◆ Work required:
For each line that holds "Python", copy the line out.

◆ Records provided:
== == ==

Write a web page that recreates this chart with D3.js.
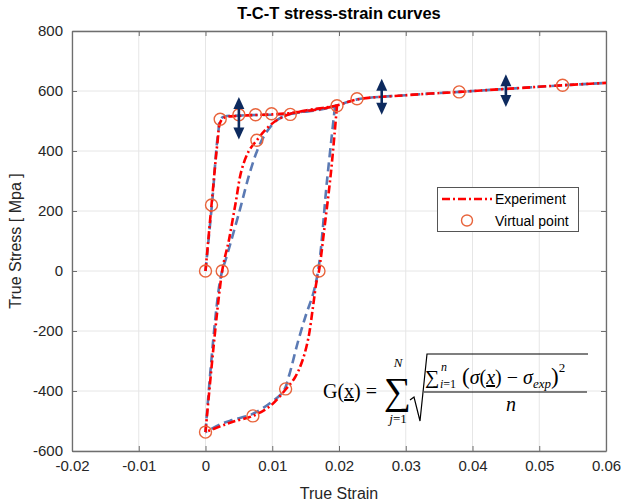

== == ==

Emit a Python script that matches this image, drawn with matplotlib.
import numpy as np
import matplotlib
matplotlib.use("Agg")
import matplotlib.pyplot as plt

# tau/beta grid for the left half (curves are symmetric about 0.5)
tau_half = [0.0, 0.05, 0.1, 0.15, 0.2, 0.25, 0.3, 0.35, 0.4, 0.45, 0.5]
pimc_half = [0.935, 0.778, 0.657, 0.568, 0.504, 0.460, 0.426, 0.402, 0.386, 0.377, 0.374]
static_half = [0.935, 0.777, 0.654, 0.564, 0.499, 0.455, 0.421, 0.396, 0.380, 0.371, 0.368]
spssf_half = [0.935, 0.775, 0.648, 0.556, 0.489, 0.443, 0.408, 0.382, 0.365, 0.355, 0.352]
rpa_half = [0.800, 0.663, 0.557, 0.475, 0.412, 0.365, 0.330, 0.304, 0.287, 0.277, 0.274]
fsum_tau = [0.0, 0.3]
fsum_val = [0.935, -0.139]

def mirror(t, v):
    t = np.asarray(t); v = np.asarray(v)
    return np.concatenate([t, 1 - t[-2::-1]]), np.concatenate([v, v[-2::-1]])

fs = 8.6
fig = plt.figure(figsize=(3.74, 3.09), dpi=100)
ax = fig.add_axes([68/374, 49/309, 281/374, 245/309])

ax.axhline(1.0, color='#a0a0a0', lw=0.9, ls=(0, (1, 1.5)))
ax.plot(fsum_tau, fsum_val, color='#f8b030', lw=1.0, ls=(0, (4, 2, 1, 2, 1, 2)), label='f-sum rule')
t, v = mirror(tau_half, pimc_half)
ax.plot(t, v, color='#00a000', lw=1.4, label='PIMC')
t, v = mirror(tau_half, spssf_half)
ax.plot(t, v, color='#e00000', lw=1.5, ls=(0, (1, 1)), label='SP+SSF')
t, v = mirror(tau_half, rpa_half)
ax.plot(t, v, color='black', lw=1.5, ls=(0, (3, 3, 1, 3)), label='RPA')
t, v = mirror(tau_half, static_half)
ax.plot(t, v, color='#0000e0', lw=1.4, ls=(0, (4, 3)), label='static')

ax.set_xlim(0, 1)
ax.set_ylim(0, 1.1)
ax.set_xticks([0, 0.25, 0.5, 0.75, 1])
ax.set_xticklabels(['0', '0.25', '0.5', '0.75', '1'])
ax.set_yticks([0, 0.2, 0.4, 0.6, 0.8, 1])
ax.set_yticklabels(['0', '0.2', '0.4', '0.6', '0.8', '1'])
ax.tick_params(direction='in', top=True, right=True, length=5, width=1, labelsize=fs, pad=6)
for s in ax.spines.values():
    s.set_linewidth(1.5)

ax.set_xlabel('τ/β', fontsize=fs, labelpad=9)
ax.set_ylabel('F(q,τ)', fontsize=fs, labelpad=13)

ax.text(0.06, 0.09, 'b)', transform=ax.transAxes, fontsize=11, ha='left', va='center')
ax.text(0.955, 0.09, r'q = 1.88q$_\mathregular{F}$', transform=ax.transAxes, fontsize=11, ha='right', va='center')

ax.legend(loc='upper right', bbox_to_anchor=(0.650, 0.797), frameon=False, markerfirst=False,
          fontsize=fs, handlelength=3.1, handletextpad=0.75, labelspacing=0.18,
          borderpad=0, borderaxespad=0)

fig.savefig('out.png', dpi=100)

== == ==

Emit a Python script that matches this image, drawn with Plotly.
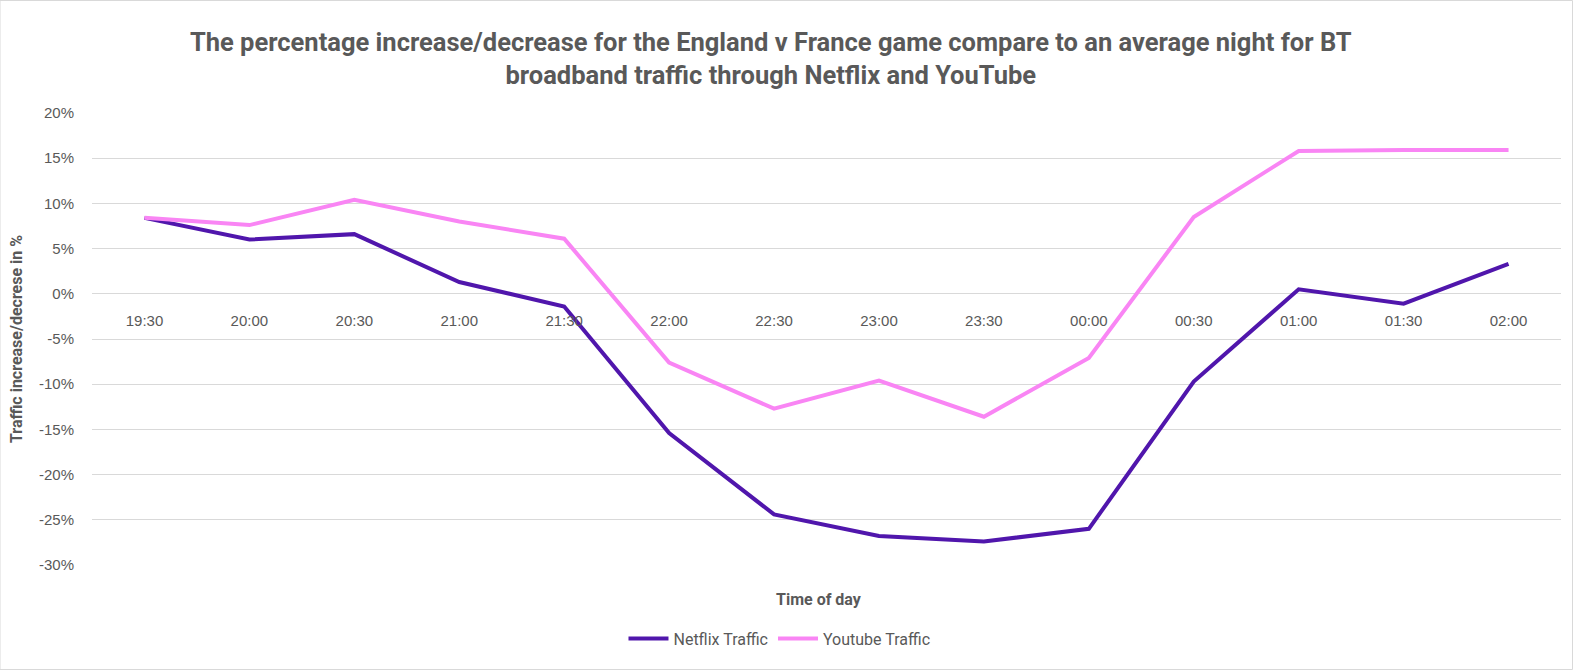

== == ==

◆ Response to this task:
Emit a Python script that matches this image, drawn with matplotlib.
Emit a Python script that matches this image, drawn with Plotly.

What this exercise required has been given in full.